§ What to do
Retype exactly the lines from the line containing "Generate a Python" through the line containing "import plotly.graph_objects as go", both included, and nothing more; skip the pictures.

§ Collection entries

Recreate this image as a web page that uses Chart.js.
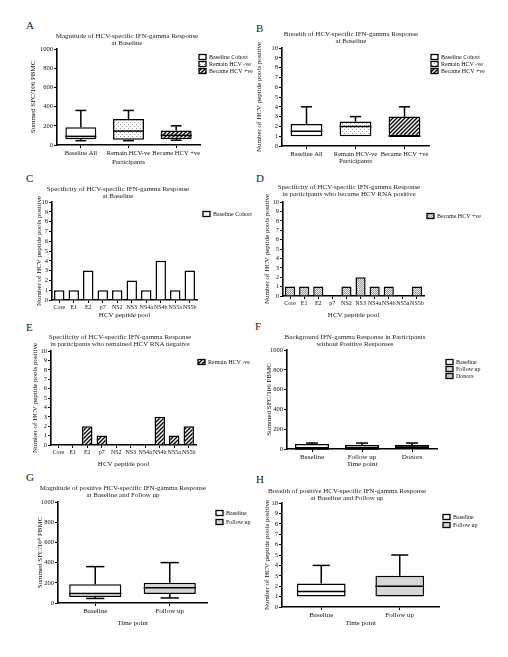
<!DOCTYPE html>
<html><head><meta charset="utf-8">
<script src="https://cdn.jsdelivr.net/npm/chart.js@4/dist/chart.umd.min.js"></script>
<style>
body{margin:0;background:#fff;width:508px;height:657px;position:relative;overflow:hidden;font-family:"Liberation Serif","DejaVu Serif",serif;}
canvas{position:absolute;}
.t{position:absolute;font-size:7px;line-height:7px;text-align:center;white-space:nowrap;transform:translateX(-50%);color:#222;z-index:2}
.l{position:absolute;font-size:11px;line-height:11px;color:#222;z-index:2}
</style></head><body>
<div class="l" style="left:26px;top:20px">A</div>
<div class="l" style="left:256px;top:23px">B</div>
<div class="l" style="left:26px;top:173px">C</div>
<div class="l" style="left:256px;top:173px">D</div>
<div class="l" style="left:26px;top:322px">E</div>
<div class="l" style="left:255px;top:321px">F</div>
<div class="l" style="left:26px;top:472px">G</div>
<div class="l" style="left:256px;top:474px">H</div>
<div class="t" style="left:127px;top:33px">Magnitude of HCV-specific IFN-gamma Response<br>at Baseline</div>
<div class="t" style="left:351px;top:31px">Breadth of HCV-specific IFN-gamma Response<br>at Baseline</div>
<div class="t" style="left:118px;top:186px">Specificity of HCV-specific IFN-gamma Response<br>at Baseline</div>
<div class="t" style="left:349px;top:184px">Specificity of HCV-specific IFN-gamma Response<br>in participants who became HCV RNA positive</div>
<div class="t" style="left:120px;top:334px">Specificity of HCV-specific IFN-gamma Response<br>in participants who remained HCV RNA negative</div>
<div class="t" style="left:355px;top:334px">Background IFN-gamma Response in Participants<br>without Positive Responses</div>
<div class="t" style="left:123px;top:485px">Magnitude of positive HCV-specific IFN-gamma Response<br>at Baseline and Follow up</div>
<div class="t" style="left:347px;top:488px">Breadth of positive HCV-specific IFN-gamma Response<br>at Baseline and Follow up</div>
<script>
// ---------- DATA ----------
const participantCats = ['Baseline All', 'Remain HCV-ve', 'Became HCV +ve'];
const magMin = [45, 45, 50];
const magQ1 = [60, 55, 60];
const magMed = [90, 145, 100];
const magQ3 = [185, 270, 150];
const magMax = [360, 360, 200];

const brMin = [1, 1, 1];
const brQ1 = [1, 1, 1];
const brMed = [1.5, 2, 1];
const brQ3 = [2.25, 2.5, 3];
const brMax = [4, 3, 4];

const poolCats = ['Core', 'E1', 'E2', 'p7', 'NS2', 'NS3', 'NS4a', 'NS4b', 'NS5a', 'NS5b'];
const baselineCounts = [1, 1, 3, 1, 1, 2, 1, 4, 1, 3];
const becameCounts = [1, 1, 1, 0, 1, 2, 1, 1, 0, 1];
const remainCounts = [0, 0, 2, 1, 0, 0, 0, 3, 1, 2];

const bgCats = ['Baseline', 'Follow up', 'Donors'];
const bgMin = [0, 0, 0];
const bgQ1 = [0, 0, 0];
const bgMed = [0, 0, 20];
const bgQ3 = [50, 40, 40];
const bgMax = [60, 60, 60];

const timeCats = ['Baseline', 'Follow up'];
const posMagMin = [45, 50];
const posMagQ1 = [60, 90];
const posMagMed = [95, 150];
const posMagQ3 = [185, 200];
const posMagMax = [360, 400];

const posBrMin = [1, 1];
const posBrQ1 = [1, 1];
const posBrMed = [1.5, 2];
const posBrQ3 = [2.25, 3];
const posBrMax = [4, 5];

const sfcTicksMax = 1000, sfcStep = 200;
const countTicksMax = 10, countStep = 1;

// ---------- STYLE ----------
const F = '"Liberation Serif", "DejaVu Serif", serif';
function pat(type){
  const c = document.createElement('canvas'); const x = c.getContext('2d');
  if (type === 'hatch') {
    c.width = c.height = 4; x.fillStyle = '#fff'; x.fillRect(0,0,4,4);
    x.strokeStyle = '#000'; x.lineWidth = 1.4; x.beginPath();
    x.moveTo(-1,5); x.lineTo(5,-1); x.moveTo(-1,1); x.lineTo(1,-1); x.moveTo(3,5); x.lineTo(5,3); x.stroke();
  } else if (type === 'dots') {
    c.width = c.height = 4; x.fillStyle = '#fff'; x.fillRect(0,0,4,4);
    x.fillStyle = '#9a9a9a'; x.fillRect(1,1,1,1); x.fillRect(3,3,1,1);
  } else if (type === 'check') {
    c.width = c.height = 2; x.fillStyle = '#ececec'; x.fillRect(0,0,2,2);
    x.fillStyle = '#9c9c9c'; x.fillRect(0,0,1,1); x.fillRect(1,1,1,1);
  }
  return x.createPattern(c, 'repeat');
}
const P = { white: '#ffffff', dots: pat('dots'), hatch: pat('hatch'), check: pat('check'), light: '#d6d6d6', mid: '#c4c4c4' };

// ---------- PLUGINS ----------
const boxPlugin = {
  id: 'boxw',
  afterDatasetsDraw(chart) {
    const o = chart.options.plugins.boxw; if (!o || !o.on) return;
    const ys = chart.scales.y, ctx = chart.ctx;
    ctx.save(); ctx.strokeStyle = '#000'; ctx.lineWidth = 1.5;
    chart.getDatasetMeta(0).data.forEach((bar, i) => {
      const x = bar.x, hw = bar.width / 2, cw = hw * 0.35, p = v => ys.getPixelForValue(v);
      const ln = (a,b,c,d) => { ctx.beginPath(); ctx.moveTo(a,b); ctx.lineTo(c,d); ctx.stroke(); };
      ln(x - hw, p(o.med[i]), x + hw, p(o.med[i]));
      if (o.max[i] > o.q3[i]) { ln(x, p(o.q3[i]), x, p(o.max[i])); ln(x - cw, p(o.max[i]), x + cw, p(o.max[i])); }
      if (o.min[i] < o.q1[i]) { ln(x, p(o.q1[i]), x, p(o.min[i])); ln(x - cw, p(o.min[i]), x + cw, p(o.min[i])); }
    });
    ctx.restore();
  }
};
const legPlugin = {
  id: 'leg',
  afterDraw(chart) {
    const o = chart.options.plugins.leg; if (!o || !o.items) return;
    const ctx = chart.ctx; ctx.save();
    o.items.forEach((it, i) => {
      const x = o.x, y = o.y + i * o.dy;
      ctx.fillStyle = it.fill; ctx.fillRect(x, y - 2.5, 7, 5);
      ctx.strokeStyle = '#000'; ctx.lineWidth = 1.3; ctx.strokeRect(x, y - 2.5, 7, 5);
      ctx.fillStyle = '#111'; ctx.font = '6px ' + F; ctx.textBaseline = 'middle';
      ctx.fillText(it.label, x + 10, y + 0.5);
    });
    ctx.restore();
  }
};
Chart.register(boxPlugin, legPlugin);

// ---------- LAYOUT (page px) ----------
function make(g, cats, datasets, yMax, yStep, yTitle, xTitle, xFs, box, leg) {
  const L = Math.round(g.yTitleX - 4), T = g.yTop - 8, B = Math.round(g.xTitleY + 4);
  const c = document.createElement('canvas');
  c.width = g.R - L; c.height = B - T;
  c.style.left = L + 'px'; c.style.top = T + 'px';
  c.style.width = (g.R - L) + 'px'; c.style.height = (B - T) + 'px';
  document.body.appendChild(c);
  const axisW = g.x0 - L, axisH = B - g.yBot;
  new Chart(c, {
    type: 'bar',
    data: { labels: cats, datasets },
    options: {
      responsive: false, animation: false, devicePixelRatio: 1,
      layout: { padding: { left: 0, top: 8, bottom: 0, right: g.R - g.x1 } },
      plugins: {
        legend: { display: false }, tooltip: { enabled: false }, title: { display: false },
        boxw: box ? Object.assign({ on: true }, box) : { on: false },
        leg: { x: leg.x - L, y: leg.y - T, dy: leg.dy || 7, items: leg.items }
      },
      scales: {
        x: {
          offset: true,
          grid: { display: true, drawOnChartArea: false, drawTicks: true, tickLength: 3, color: '#000', offset: false },
          border: { display: true, color: '#000', width: 1.6 },
          ticks: { color: '#111', font: { family: F, size: xFs }, padding: 1, maxRotation: 0, autoSkip: false },
          title: { display: true, text: xTitle, color: '#111', font: { family: F, size: 7 }, padding: 0 },
          afterFit(s) { s.height = axisH; }
        },
        y: {
          min: 0, max: yMax,
          ticks: { stepSize: yStep, autoSkip: false, color: '#111', font: { family: F, size: 6.5 }, padding: 1,
                   callback: v => String(v) },
          grid: { display: true, drawOnChartArea: false, drawTicks: true, tickLength: 3, color: '#000' },
          border: { display: true, color: '#000', width: 1.6 },
          title: { display: true, text: yTitle, color: '#111', font: { family: F, size: 7 }, padding: 0 },
          afterFit(s) { s.width = axisW; }
        }
      }
    }
  });
}
function boxDs(q1, q3, fills, pct) {
  return [{ data: q1.map((v, i) => [v, q3[i]]), backgroundColor: fills, borderColor: '#000', borderWidth: 1.5,
            borderSkipped: false, barPercentage: pct, categoryPercentage: 1 }];
}
function barDs(vals, fill) {
  return [{ data: vals, backgroundColor: fill, borderColor: '#000', borderWidth: 1.5,
            borderSkipped: 'bottom', barPercentage: 0.72, categoryPercentage: 1 }];
}
const sfcTitle = 'Summed SFC/106 PBMC';
const cntTitle = 'Number of HCV peptide pools positive';

// A
make({ x0: 57, x1: 200, yTop: 49, yBot: 145, yTitleX: 33, xTitleY: 162, R: 254 },
  participantCats, boxDs(magQ1, magQ3, [P.white, P.dots, P.hatch], 0.65), sfcTicksMax, sfcStep, sfcTitle, 'Participants', 6.5,
  { min: magMin, q1: magQ1, med: magMed, q3: magQ3, max: magMax },
  { x: 199, y: 57, items: [{ label: 'Baseline Cohort', fill: P.white }, { label: 'Remain HCV -ve', fill: P.dots }, { label: 'Became HCV +ve', fill: P.hatch }] });
// B
make({ x0: 282, x1: 429, yTop: 48, yBot: 146, yTitleX: 259, xTitleY: 161, R: 508 },
  participantCats, boxDs(brQ1, brQ3, [P.white, P.dots, P.hatch], 0.65), countTicksMax, countStep, cntTitle, 'Participants', 6.5,
  { min: brMin, q1: brQ1, med: brMed, q3: brQ3, max: brMax },
  { x: 431, y: 57, items: [{ label: 'Baseline Cohort', fill: P.white }, { label: 'Remain HCV -ve', fill: P.dots }, { label: 'Became HCV +ve', fill: P.hatch }] });
// C
make({ x0: 52, x1: 197, yTop: 202, yBot: 300, yTitleX: 39, xTitleY: 315, R: 254 },
  poolCats, barDs(baselineCounts, P.white), countTicksMax, countStep, cntTitle, 'HCV peptide pool', 6, null,
  { x: 203, y: 214, items: [{ label: 'Baseline Cohort', fill: P.white }] });
// D
make({ x0: 283, x1: 424, yTop: 202, yBot: 296, yTitleX: 267, xTitleY: 315, R: 508 },
  poolCats, barDs(becameCounts, P.check), countTicksMax, countStep, cntTitle, 'HCV peptide pool', 6, null,
  { x: 427, y: 216, items: [{ label: 'Became HCV +ve', fill: P.check }] });
// E
make({ x0: 51, x1: 196, yTop: 351, yBot: 445, yTitleX: 35, xTitleY: 464, R: 254 },
  poolCats, barDs(remainCounts, P.hatch), countTicksMax, countStep, cntTitle, 'HCV peptide pool', 6, null,
  { x: 198, y: 362, items: [{ label: 'Remain HCV -ve', fill: P.hatch }] });
// F
make({ x0: 287, x1: 437, yTop: 350, yBot: 449, yTitleX: 269, xTitleY: 464, R: 508 },
  bgCats, boxDs(bgQ1, bgQ3, [P.white, P.light, P.mid], 0.68), sfcTicksMax, sfcStep, sfcTitle, 'Time point', 7,
  { min: bgMin, q1: bgQ1, med: bgMed, q3: bgQ3, max: bgMax },
  { x: 446, y: 362, items: [{ label: 'Baseline', fill: P.white }, { label: 'Follow up', fill: P.light }, { label: 'Donors', fill: P.mid }] });
// G
make({ x0: 58, x1: 207, yTop: 502, yBot: 603, yTitleX: 40, xTitleY: 623, R: 254 },
  timeCats, boxDs(posMagQ1, posMagQ3, [P.white, P.light], 0.7), sfcTicksMax, sfcStep, 'Summed SFC/10\u2076 PBMC', 'Time point', 7,
  { min: posMagMin, q1: posMagQ1, med: posMagMed, q3: posMagQ3, max: posMagMax },
  { x: 216, y: 513, dy: 9, items: [{ label: 'Baseline', fill: P.white }, { label: 'Follow up', fill: P.light }] });
// H
make({ x0: 282, x1: 439, yTop: 503, yBot: 607, yTitleX: 267, xTitleY: 623, R: 508 },
  timeCats, boxDs(posBrQ1, posBrQ3, [P.white, P.light], 0.62), countTicksMax, countStep, cntTitle, 'Time point', 7,
  { min: posBrMin, q1: posBrQ1, med: posBrMed, q3: posBrQ3, max: posBrMax },
  { x: 443, y: 517, dy: 8, items: [{ label: 'Baseline', fill: P.white }, { label: 'Follow up', fill: P.light }] });
</script>
</body></html>
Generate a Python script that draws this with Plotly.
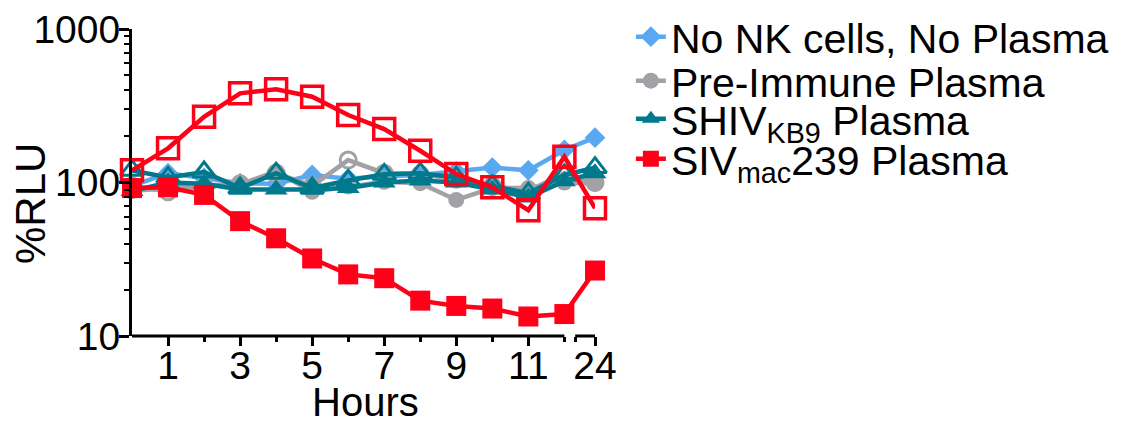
import plotly.graph_objects as go

# ---------------- data ----------------
hours = [0, 1, 2, 3, 4, 5, 6, 7, 8, 9, 10, 11, 12, 24]
hour_labels = ["1", "3", "5", "7", "9", "11", "24"]
label_hours = [1, 3, 5, 7, 9, 11, 24]

no_nk = [95, 115, 107, 99, 98, 112, 106, 110, 112, 118, 125, 120, 163, 196]
preimm_filled = [88, 92, 96, 97, 118, 87, 94, 101, 99, 77, 92, 92, 100, 98]
preimm_open = [95, 87, 94, 98, 115, 95, 140, 115, 113, 105, 95, 88, 115, 100]
shiv_filled = [88, 100, 98, 90, 90, 90, 92, 100, 103, 100, 90, 80, 102, 115]
shiv_open = [120, 108, 117, 92, 115, 92, 103, 113, 115, 108, 95, 85, 112, 125]
siv_filled = [92, 93, 83, 56, 43.3, 32, 25.2, 23.8, 17, 15.7, 15.1, 13.4, 13.9, 26.7]
siv_open = [120, 167, 268, 381, 405, 362, 275, 223, 161, 113.5, 93, 66, 147, 68]

# broken x axis: 24 h is drawn just after the break following 12 h
BREAK_START, BREAK_END, POS_24 = 12.0, 12.3, 12.85


def xpos(h):
    return h if h <= 12 else POS_24


xs = [xpos(h) for h in hours]

BLUE = "#5AA8F2"
GRAY = "#A2A2A6"
TEAL = "#00798C"
RED = "#FF0018"
FONT = "Liberation Sans, Arial, sans-serif"

fig = go.Figure()


def add(y, color, symbol, size, name, legend, show, lw_marker=0):
    fig.add_trace(go.Scatter(
        x=xs, y=y, mode="lines+markers", name=name,
        line=dict(color=color, width=4.5),
        marker=dict(symbol=symbol, size=size, color=color,
                    line=dict(color=color, width=lw_marker)),
        showlegend=show, legend=legend, cliponaxis=False,
    ))


add(no_nk, BLUE, "diamond", 16, "No NK cells, No Plasma", "legend", True)
add(preimm_filled, GRAY, "circle", 16, "Pre-Immune Plasma", "legend2", True)
add(preimm_open, GRAY, "circle-open", 16, "Pre-Immune Plasma (open)", "legend2", False, 3)
add(shiv_filled, TEAL, "triangle-up", 20, "SHIV<sub>KB9</sub> Plasma", "legend3", True)
add(shiv_open, TEAL, "triangle-up-open", 20, "SHIV open", "legend3", False, 3)
add(siv_filled, RED, "square", 20, "SIV<sub>mac</sub>239 Plasma", "legend4", True)
add(siv_open, RED, "square-open", 21, "SIV open", "legend4", False, 3.5)

# broken x-axis line segments
for x0, x1 in [(0, BREAK_START), (BREAK_END, POS_24)]:
    fig.add_shape(type="line", xref="x", yref="paper", x0=x0, x1=x1, y0=0, y1=0,
                  line=dict(color="black", width=3), layer="above")

legend_common = dict(font=dict(family=FONT, size=41, color="black"),
                     bgcolor="rgba(0,0,0,0)", borderwidth=0,
                     xanchor="left", yanchor="middle", x=1.0775)
ys_leg = [37, 81, 119, 159]
leg_y = [(336 - yy) / 307 for yy in ys_leg]

fig.update_layout(
    width=1141, height=421,
    margin=dict(l=132, r=546, t=29, b=85, autoexpand=False),
    plot_bgcolor="white", paper_bgcolor="white",
    font=dict(family=FONT, color="black"),
    legend=dict(**legend_common, y=leg_y[0]),
    legend2=dict(**legend_common, y=leg_y[1]),
    legend3=dict(**legend_common, y=leg_y[2]),
    legend4=dict(**legend_common, y=leg_y[3]),
    xaxis=dict(
        range=[0, POS_24], showgrid=False, zeroline=False, showline=False,
        tickmode="array", tickvals=[xpos(h) for h in label_hours], ticktext=hour_labels,
        ticks="outside", ticklen=9, tickwidth=3, tickcolor="black",
        ticklabelstandoff=-14,
        tickfont=dict(family=FONT, size=39, color="black"),
        minor=dict(tickvals=[2, 4, 6, 8, 10, BREAK_START, BREAK_END],
                   ticks="outside", ticklen=5, tickwidth=3, tickcolor="black"),
    ),
    yaxis=dict(
        type="log", range=[1, 3], showgrid=False, zeroline=False,
        showline=True, linewidth=3, linecolor="black",
        tickvals=[10, 100, 1000], ticktext=["10", "100", "1000"],
        ticks="outside", ticklen=10, tickwidth=3, tickcolor="black",
        ticklabelstandoff=-9,
        tickfont=dict(family=FONT, size=39, color="black"),
        minor=dict(ticks="outside", ticklen=5, tickwidth=2, tickcolor="black",
                   tickvals=[20, 30, 40, 50, 60, 70, 80, 90,
                             200, 300, 400, 500, 600, 700, 800, 900]),
    ),
    annotations=[
        dict(text="%RLU", xref="paper", yref="paper", x=(30 - 132) / 463,
             y=(336 - 204) / 307, textangle=-90, showarrow=False,
             xanchor="center", yanchor="middle",
             font=dict(family=FONT, size=42, color="black")),
        dict(text="Hours", xref="paper", yref="paper", x=(365 - 132) / 463,
             y=(336 - 402) / 307, showarrow=False,
             xanchor="center", yanchor="middle",
             font=dict(family=FONT, size=40, color="black")),
    ],
)

fig.write_html("out.html")
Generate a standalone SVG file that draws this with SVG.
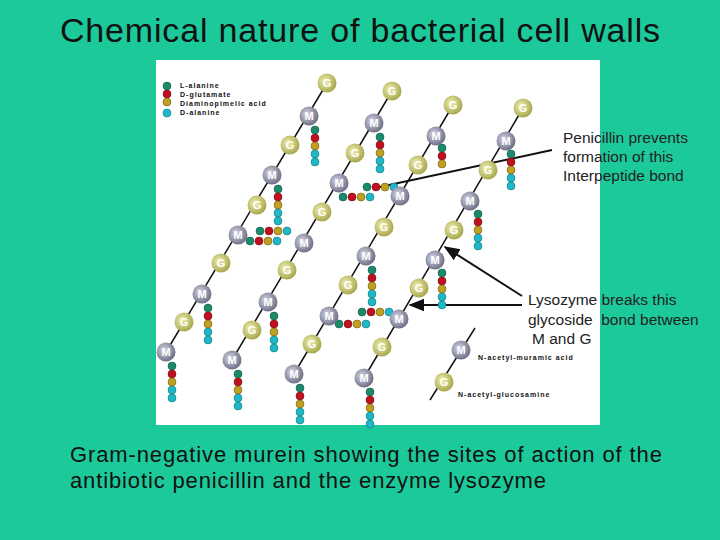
<svg xmlns="http://www.w3.org/2000/svg" xmlns:xlink="http://www.w3.org/1999/xlink" width="720" height="540" viewBox="0 0 720 540">
<style>
text{font-family:"Liberation Sans",Arial,sans-serif}
.lbl{font-size:15.5px;fill:#222}
.bl{font-size:11px;font-weight:bold;fill:#fff;text-anchor:middle}
.ch{stroke:#111;stroke-width:1.5}
.leg{font-size:7px;font-weight:bold;fill:#111;letter-spacing:1px}
</style>
<defs>
<radialGradient id="gg" cx="0.4" cy="0.4" r="0.6"><stop offset="0" stop-color="#f0f0b0"/><stop offset="1" stop-color="#a8a850"/></radialGradient>
<radialGradient id="mg" cx="0.4" cy="0.4" r="0.6"><stop offset="0" stop-color="#d8d8e8"/><stop offset="1" stop-color="#707088"/></radialGradient>
<marker id="ah" viewBox="0 0 10 10" refX="9" refY="5" markerWidth="8" markerHeight="8" orient="auto"><path d="M0,1 L10,5 L0,9 z" fill="#111"/></marker>
<g id="G"><circle r="9.5" fill="url(#gg)"/><text class="bl" y="4">G</text></g>
<g id="M"><circle r="9.5" fill="url(#mg)"/><text class="bl" y="4">M</text></g>
<g id="a1"><circle r="4" fill="#1a8a6a" stroke="#0a4a3a" stroke-width="0.5"/></g>
<g id="a2"><circle r="4" fill="#c01020" stroke="#600" stroke-width="0.5"/></g>
<g id="a3"><circle r="4" fill="#c0a020" stroke="#640" stroke-width="0.5"/></g>
<g id="a4"><circle r="4" fill="#20b8c8" stroke="#066" stroke-width="0.5"/></g>
<g id="stem"><use href="#a1" y="0"/><use href="#a2" y="8"/><use href="#a3" y="16"/><use href="#a4" y="24"/><use href="#a4" y="32"/></g>
<g id="hb"><use href="#a1" x="0"/><use href="#a2" x="9"/><use href="#a3" x="18"/><use href="#a4" x="27"/></g>
</defs>
<rect width="720" height="540" fill="#1cc99a"/>
<text x="60" y="42" font-size="34" textLength="600" fill="#111">Chemical nature of bacterial cell walls</text>
<rect x="156" y="60" width="444" height="365" fill="#fff"/>
<g id="legend">
<use href="#a1" x="167" y="86"/><use href="#a2" x="167" y="94"/><use href="#a3" x="167" y="102"/><use href="#a4" x="167" y="113"/>
<text class="leg" x="180" y="88">L-alanine</text><text class="leg" x="180" y="97">D-glutamate</text><text class="leg" x="180" y="106">Diaminopimelic acid</text><text class="leg" x="180" y="115">D-alanine</text>
</g>
<g id="connectors">
<line class="ch" x1="327" y1="83" x2="166" y2="352"/>
<line class="ch" x1="392" y1="91" x2="232" y2="360"/>
<line class="ch" x1="453" y1="105" x2="294" y2="374"/>
<line class="ch" x1="523" y1="108" x2="364" y2="378"/>
<line class="ch" x1="475" y1="328" x2="430" y2="400"/>
<line x1="552" y1="150" x2="375" y2="188" stroke="#111" stroke-width="2"/>
<line x1="522" y1="296" x2="445" y2="247" stroke="#111" stroke-width="2" marker-end="url(#ah)"/>
<line x1="522" y1="305" x2="410" y2="305" stroke="#111" stroke-width="2" marker-end="url(#ah)"/>
</g>
<g id="chain1">
<use href="#stem" x="315" y="130"/><use href="#stem" x="278" y="189"/><use href="#stem" x="208" y="308"/><use href="#stem" x="172" y="366"/>
<use href="#hb" x="250" y="241"/><use href="#hb" x="260" y="231"/>
<use href="#G" x="327" y="83"/><use href="#M" x="309" y="116"/><use href="#G" x="290" y="145"/><use href="#M" x="272" y="175"/><use href="#G" x="257" y="205"/><use href="#M" x="238" y="235"/><use href="#G" x="221" y="263"/><use href="#M" x="202" y="294"/><use href="#G" x="184" y="322"/><use href="#M" x="166" y="352"/>
</g>
<g id="chain2">
<use href="#stem" x="380" y="137"/><use href="#stem" x="274" y="316"/><use href="#stem" x="238" y="374"/>
<use href="#hb" x="343" y="197"/><use href="#hb" x="367" y="187"/>
<use href="#G" x="392" y="91"/><use href="#M" x="374" y="123"/><use href="#G" x="355" y="153"/><use href="#M" x="339" y="183"/><use href="#G" x="322" y="212"/><use href="#M" x="304" y="243"/><use href="#G" x="287" y="270"/><use href="#M" x="268" y="302"/><use href="#G" x="252" y="330"/><use href="#M" x="232" y="360"/>
</g>
<g id="chain3">
<use href="#a1" x="442" y="148"/><use href="#a2" x="442" y="156"/><use href="#a3" x="442" y="164"/>
<use href="#stem" x="372" y="270"/><use href="#stem" x="300" y="388"/>
<use href="#hb" x="339" y="324"/><use href="#hb" x="362" y="312"/>
<use href="#G" x="453" y="105"/><use href="#M" x="436" y="136"/><use href="#G" x="418" y="165"/><use href="#M" x="400" y="196"/><use href="#G" x="384" y="227"/><use href="#M" x="366" y="256"/><use href="#G" x="348" y="285"/><use href="#M" x="329" y="316"/><use href="#G" x="312" y="344"/><use href="#M" x="294" y="374"/>
</g>
<g id="chain4">
<use href="#stem" x="511" y="154"/><use href="#stem" x="478" y="214"/><use href="#stem" x="442" y="273"/><use href="#stem" x="370" y="392"/>
<use href="#G" x="523" y="108"/><use href="#M" x="506" y="141"/><use href="#G" x="488" y="170"/><use href="#M" x="470" y="201"/><use href="#G" x="454" y="230"/><use href="#M" x="435" y="260"/><use href="#G" x="419" y="288"/><use href="#M" x="399" y="319"/><use href="#G" x="382" y="347"/><use href="#M" x="364" y="378"/>
</g>
<g id="key">
<use href="#M" x="461" y="350"/><use href="#G" x="444" y="382"/>
<text class="leg" x="478" y="360">N-acetyl-muramic acid</text>
<text class="leg" x="458" y="397">N-acetyl-glucosamine</text>
</g>
<g id="notes">
<text class="lbl" x="563" y="143">Penicillin prevents</text>
<text class="lbl" x="563" y="162">formation of this</text>
<text class="lbl" x="563" y="181">Interpeptide bond</text>
<text class="lbl" x="528" y="305">Lysozyme breaks this</text>
<text class="lbl" x="528" y="325" xml:space="preserve">glycoside  bond between</text>
<text class="lbl" x="532" y="344">M and G</text>
</g>
<text x="70" y="462" font-size="22" textLength="592" fill="#111">Gram-negative murein showing the sites of action of the</text>
<text x="70" y="488" font-size="22" textLength="476" fill="#111">antibiotic penicillin and the enzyme lysozyme</text>
</svg>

§ Exercise solution
Generate a Python script that draws this with Plotly.
import plotly.graph_objects as go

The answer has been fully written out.